The whole chain was laid out in those cells and columns. Kindergarten to cram school to university to job market. A conveyor belt with no off-ramp, carrying children from one station to the next. Some fell off early. Most stayed on until the belt dumped them at the end with a diploma and nowhere to go.

"This country is treating children like financial products. Online purchases can be returned. If a kid turns out to be a loss, you can't send them back."

"The labor force can't be converted. What's the point of just having more births. Marriages that can't be dissolved. Children piling up. Factories can't find workers. The talent market is bursting at the seams."

The marriage rate held everyone in place. You couldn't divorce, so you stayed married. You stayed married, so you had more children. You had more children, so you needed more schools. The schools needed more funding, so everyone along the chain took their cut. It was a closed loop, and the only thing it produced was more people to feed back into the same loop.

"Every one of those dozens of résumés we saw in the talent market—behind each one is a person raised from kindergarten to university by this system, then thrown away."

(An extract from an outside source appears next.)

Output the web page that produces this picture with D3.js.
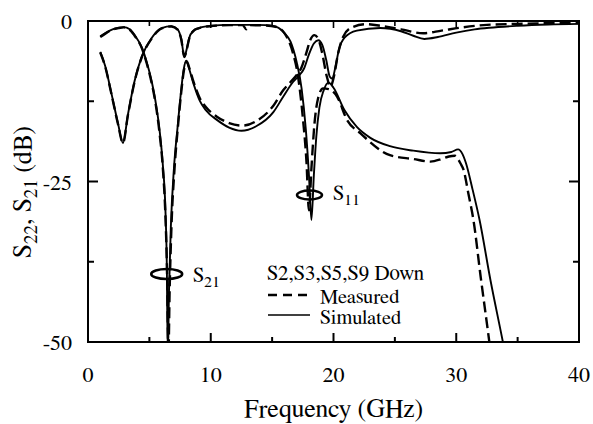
<!DOCTYPE html>
<html>
<head>
<meta charset="utf-8">
<script src="https://cdn.jsdelivr.net/npm/d3@7"></script>
<style>
  html, body { margin: 0; padding: 0; background: #fff; }
  svg { display: block; }
</style>
</head>
<body>
<svg id="chart" width="593" height="424"></svg>
<script>
// Transmission |S21| (dB) versus frequency (GHz)
const s21SimFreq = [1.0,1.5,2.0,2.5,2.9,3.4,3.8,4.4,4.8,5.2,5.5,5.8,6.1,6.3,6.42,6.5,6.6,6.75,7.0,7.3,7.55,7.8,8.0,8.2,8.6,9.1,9.6,10.5,11.5,12.5,13.7,15.1,15.9,16.7,17.2,17.6,18.0,18.4,18.76,19.1,19.4,19.7,19.9,20.15,20.45,20.9,21.9,23.8,25.5,26.5,27.4,28.5,30.0,31.5,32.7,35,37.5,40];
const s21SimDb   = [-2.4,-1.8,-1.3,-1.05,-0.95,-1.3,-2.2,-4.2,-6.5,-9.5,-12.5,-16.5,-22.5,-29,-38,-52,-42,-32,-23,-16.5,-11.5,-7.5,-6.2,-7.2,-9.8,-12.4,-13.9,-15.4,-16.6,-17.1,-16.4,-14.2,-11.8,-9.5,-8.5,-7.4,-5.2,-3.5,-3.0,-3.8,-6.0,-8.7,-9.0,-7.2,-4.4,-2.6,-1.5,-1.1,-1.6,-2.3,-2.8,-2.5,-1.8,-1.3,-1.05,-0.75,-0.55,-0.45];

const s21MeasFreq = [1.0,1.5,2.0,2.5,2.9,3.4,3.8,4.4,4.8,5.2,5.5,5.8,6.1,6.3,6.45,6.55,6.65,6.8,7.05,7.35,7.6,7.85,8.05,8.25,8.6,9.1,9.6,10.5,11.5,12.6,13.7,15.1,15.9,16.5,17.0,17.4,17.8,18.1,18.45,18.8,19.1,19.45,19.75,20.05,20.35,20.8,21.5,22.7,24.0,25.5,27.3,28.8,30.5,32.5,35,37.5,40];
const s21MeasDb   = [-2.5,-1.85,-1.35,-1.1,-1.0,-1.35,-2.3,-4.3,-6.7,-9.8,-12.8,-17,-23,-30,-40,-52,-42,-32,-23,-16,-11,-7.3,-6.3,-7.3,-9.5,-12.0,-13.4,-14.9,-15.9,-16.3,-15.6,-13.2,-10.8,-9.5,-8.4,-7.2,-4.9,-3.0,-2.2,-3.0,-5.2,-8.6,-10.2,-8.5,-5.3,-2.4,-1.0,-0.5,-0.8,-1.3,-1.9,-1.5,-1.0,-0.6,-0.45,-0.35,-0.3];

// Reflection |S11| (dB) versus frequency (GHz)
const s11SimFreq = [1.0,1.4,1.9,2.45,2.85,3.25,3.8,4.35,5.2,6.0,6.8,7.3,7.6,7.85,8.05,8.25,8.6,9.0,10,11.5,13,14.5,15.4,16.0,16.5,17.0,17.4,17.75,18.0,18.2,18.4,18.6,18.85,19.2,19.6,20.0,20.9,21.9,23.0,24.6,26.5,28.7,29.6,30.15,30.5,30.8,31.3,31.9,32.8,33.8,34.2];
const s11SimDb   = [-4.8,-7.0,-11.2,-16.0,-19.0,-14.6,-9.3,-5.7,-2.6,-1.1,-0.8,-1.3,-2.8,-5.6,-4.3,-2.6,-1.5,-1.1,-0.75,-0.6,-0.6,-0.65,-0.95,-1.9,-3.2,-6.4,-10.5,-17,-24,-31,-24,-18,-13.5,-10.8,-9.6,-10.4,-13.9,-16.5,-18.2,-19.5,-20.2,-20.6,-20.4,-20.0,-20.7,-22.2,-26,-31,-40.5,-50,-54];

const s11MeasFreq = [1.0,1.4,1.9,2.45,2.85,3.25,3.8,4.35,5.2,6.0,6.8,7.3,7.6,7.85,8.05,8.25,8.6,9.0,10,11.5,12.6,12.9,13.2,14.5,15.3,16.0,16.7,17.1,17.5,17.8,18.0,18.2,18.45,18.75,19.15,19.6,20.3,21.1,22.2,24.6,26.5,27.9,28.8,29.4,29.9,30.35,30.6,31.0,31.4,32.0,32.6,32.9];
const s11MeasDb   = [-4.9,-7.1,-11.3,-16.1,-19.0,-14.7,-9.4,-5.8,-2.7,-1.15,-0.85,-1.35,-2.9,-5.6,-4.4,-2.7,-1.55,-1.15,-0.8,-0.65,-0.65,-1.3,-0.65,-0.7,-0.9,-1.9,-5.0,-8.5,-15,-22,-29.5,-23,-16,-12,-10.5,-10.6,-11.8,-15.4,-17.5,-20.9,-21.5,-21.9,-21.5,-21.1,-21.0,-22.2,-23.2,-27,-31,-40,-48.6,-53];

// Axis ticks
const xMajorTicks = [0, 10, 20, 30, 40];
const xMinorTicks = [5, 15, 25, 35];
const yMajorTicks = [0, -25, -50];
const yMinorTicks = [-12.5, -37.5];

const W = 593, H = 424;
const margin = { left: 88, top: 21, right: 593 - 579, bottom: 424 - 342 };
const iw = W - margin.left - margin.right;
const ih = H - margin.top - margin.bottom;
const serif = "FreeSerif, 'Liberation Serif', serif";

const svg = d3.select("#chart");
const x = d3.scaleLinear().domain([0, 40]).range([margin.left, margin.left + iw]);
const y = d3.scaleLinear().domain([-50, 0]).range([margin.top + ih, margin.top]);

svg.append("defs").append("clipPath").attr("id", "plotClip")
  .append("rect")
  .attr("x", margin.left).attr("y", margin.top)
  .attr("width", iw).attr("height", ih);

const zip = (fs, ds) => fs.map((f, i) => ({ f, d: ds[i] }));
const line = d3.line().x(p => x(p.f)).y(p => y(p.d)).curve(d3.curveMonotoneX);

const curves = svg.append("g").attr("clip-path", "url(#plotClip)");
const series = [
  { data: zip(s21SimFreq, s21SimDb), dash: null, w: 1.9 },
  { data: zip(s11SimFreq, s11SimDb), dash: null, w: 1.9 },
  { data: zip(s21MeasFreq, s21MeasDb), dash: "11,5", w: 2.4 },
  { data: zip(s11MeasFreq, s11MeasDb), dash: "11,5", w: 2.4 }
];
series.forEach(s => {
  curves.append("path")
    .attr("d", line(s.data))
    .attr("fill", "none")
    .attr("stroke", "#000")
    .attr("stroke-width", s.w)
    .attr("stroke-dasharray", s.dash)
    .attr("stroke-linejoin", "round");
});

// Frame and inward ticks on all four sides
const axes = svg.append("g").attr("stroke", "#000");
axes.append("rect")
  .attr("x", margin.left).attr("y", margin.top)
  .attr("width", iw).attr("height", ih)
  .attr("fill", "none").attr("stroke-width", 2);

const bottom = margin.top + ih, right = margin.left + iw;
function xTick(v, len, lenTop) {
  axes.append("line").attr("x1", x(v)).attr("x2", x(v)).attr("y1", bottom).attr("y2", bottom - len).attr("stroke-width", 2);
  axes.append("line").attr("x1", x(v)).attr("x2", x(v)).attr("y1", margin.top).attr("y2", margin.top + lenTop).attr("stroke-width", 1.6);
}
function yTick(v, len) {
  axes.append("line").attr("y1", y(v)).attr("y2", y(v)).attr("x1", margin.left).attr("x2", margin.left + len).attr("stroke-width", 2);
  axes.append("line").attr("y1", y(v)).attr("y2", y(v)).attr("x1", right).attr("x2", right - len).attr("stroke-width", 2);
}
xMajorTicks.forEach(v => xTick(v, 9, 7));
xMinorTicks.forEach(v => xTick(v, 5, 5));
yMajorTicks.forEach(v => yTick(v, 10));
yMinorTicks.forEach(v => yTick(v, 6));

const txt = (sel) => sel.style("font-family", serif).attr("fill", "#000");

// Tick labels
svg.append("g").selectAll("text").data(xMajorTicks).join("text")
  .call(txt)
  .attr("x", d => x(d)).attr("y", 382)
  .attr("text-anchor", "middle").attr("font-size", 22)
  .text(d => d);
svg.append("g").selectAll("text").data(yMajorTicks).join("text")
  .call(txt)
  .attr("x", 72).attr("y", d => y(d) + 8)
  .attr("text-anchor", "end").attr("font-size", 22)
  .text(d => d === 0 ? "0" : "-" + Math.abs(d));

// Axis titles
svg.append("text").call(txt)
  .attr("x", x(20)).attr("y", 417)
  .attr("text-anchor", "middle").attr("font-size", 26)
  .text("Frequency (GHz)");

const yTitle = svg.append("text").call(txt)
  .attr("transform", "translate(31,192) rotate(-90)")
  .attr("text-anchor", "middle").attr("font-size", 26);
yTitle.append("tspan").text("S");
yTitle.append("tspan").attr("dy", 6).attr("font-size", 19).text("22");
yTitle.append("tspan").attr("dy", -6).text(", S");
yTitle.append("tspan").attr("dy", 6).attr("font-size", 19).text("21");
yTitle.append("tspan").attr("dy", -6).text(" (dB)");

// Curve labels with ellipse markers
function markLabel(cx, cy, rx, ry, tx, ty, sub) {
  svg.append("ellipse").attr("cx", cx).attr("cy", cy).attr("rx", rx).attr("ry", ry)
    .attr("fill", "none").attr("stroke", "#000").attr("stroke-width", 2.5);
  const t = svg.append("text").call(txt).attr("x", tx).attr("y", ty).attr("font-size", 21);
  t.append("tspan").text("S");
  t.append("tspan").attr("dy", 5).attr("font-size", 16).text(sub);
}
markLabel(166.7, 274, 15.5, 5, 193, 282, "21");
markLabel(309.5, 195, 12.5, 4.5, 333, 200, "11");

// Legend
const lg = svg.append("g");
lg.append("text").call(txt).attr("x", 267).attr("y", 280).attr("font-size", 21).text("S2,S3,S5,S9 Down");
lg.append("line").attr("x1", 268).attr("x2", 310).attr("y1", 295).attr("y2", 295)
  .attr("stroke", "#000").attr("stroke-width", 2.4).attr("stroke-dasharray", "9,6");
lg.append("text").call(txt).attr("x", 320).attr("y", 303).attr("font-size", 20.5).text("Measured");
lg.append("line").attr("x1", 268).attr("x2", 310).attr("y1", 315).attr("y2", 315)
  .attr("stroke", "#000").attr("stroke-width", 1.7);
lg.append("text").call(txt).attr("x", 320).attr("y", 324).attr("font-size", 20.5).text("Simulated");
</script>
</body>
</html>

——A system that raises children like financial products. Losses can't be returned. Profits don't belong to the parents.

Beside the fire escape of an office tower's side entrance, two men in suits stood face to face. The alley was narrow, the walls close enough to touch on both sides. Their voices were low, swallowed by the hum of the air conditioning units overhead.

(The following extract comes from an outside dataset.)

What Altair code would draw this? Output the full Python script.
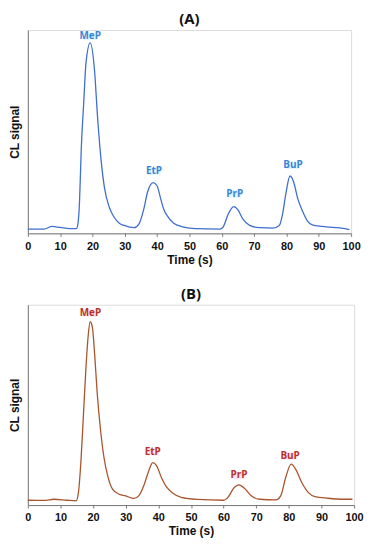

One pulled a kraft-paper envelope out of his briefcase. It was so thick the tape sealing the flap was straining. The paper was worn at the corners, handled too many times, passed between too many hands before arriving here.

"Inside here are the other company's bidding floor prices and client quote ranges for the next three quarters. Combine that with the supply chain quote details you brought out from inside, and in the next round of bidding they won't even have their underwear left."

He held the envelope out. The other man took it. His fingers closed around the paper, and for a moment neither of them moved. The weight of the envelope was the weight of every confidential document that had ever changed hands in an alley like this one.

"That supply chain quote detail is still missing the schedules for three suppliers. But that can be filled in."

"After you fill it in, contact this number directly."

The number was written on a scrap of paper no bigger than a receipt. It had been folded twice. The ink was starting to smudge from the moisture in the air. A number like that was worth more than what was inside the envelope. A number like that was a direct line to someone who could make things happen.

The camera above the fire-escape door had its lens covered by a piece of chewing gum. The gum was still soft, pressed into place less than an hour ago. Someone had stood right here, looked up at the red blinking light, and decided it needed to go blind before the envelope changed hands.

They slipped out of the fire escape one after the other, rounded the alley mouth, and dissolved into the main street crowd. Their footsteps were quick, purposeful, swallowed by the noise of the city. One turned left toward the subway entrance. The other turned right and vanished behind a row of parked delivery vans.

The alley went quiet. Only the camera above the fire-escape door was still lit, its red indicator light blurring into a small halo in the damp air. The chewing gum held. The lens saw nothing. By the time anyone checked the footage, the transaction would be hours old, the data already in someone else's hands, the bid already lost.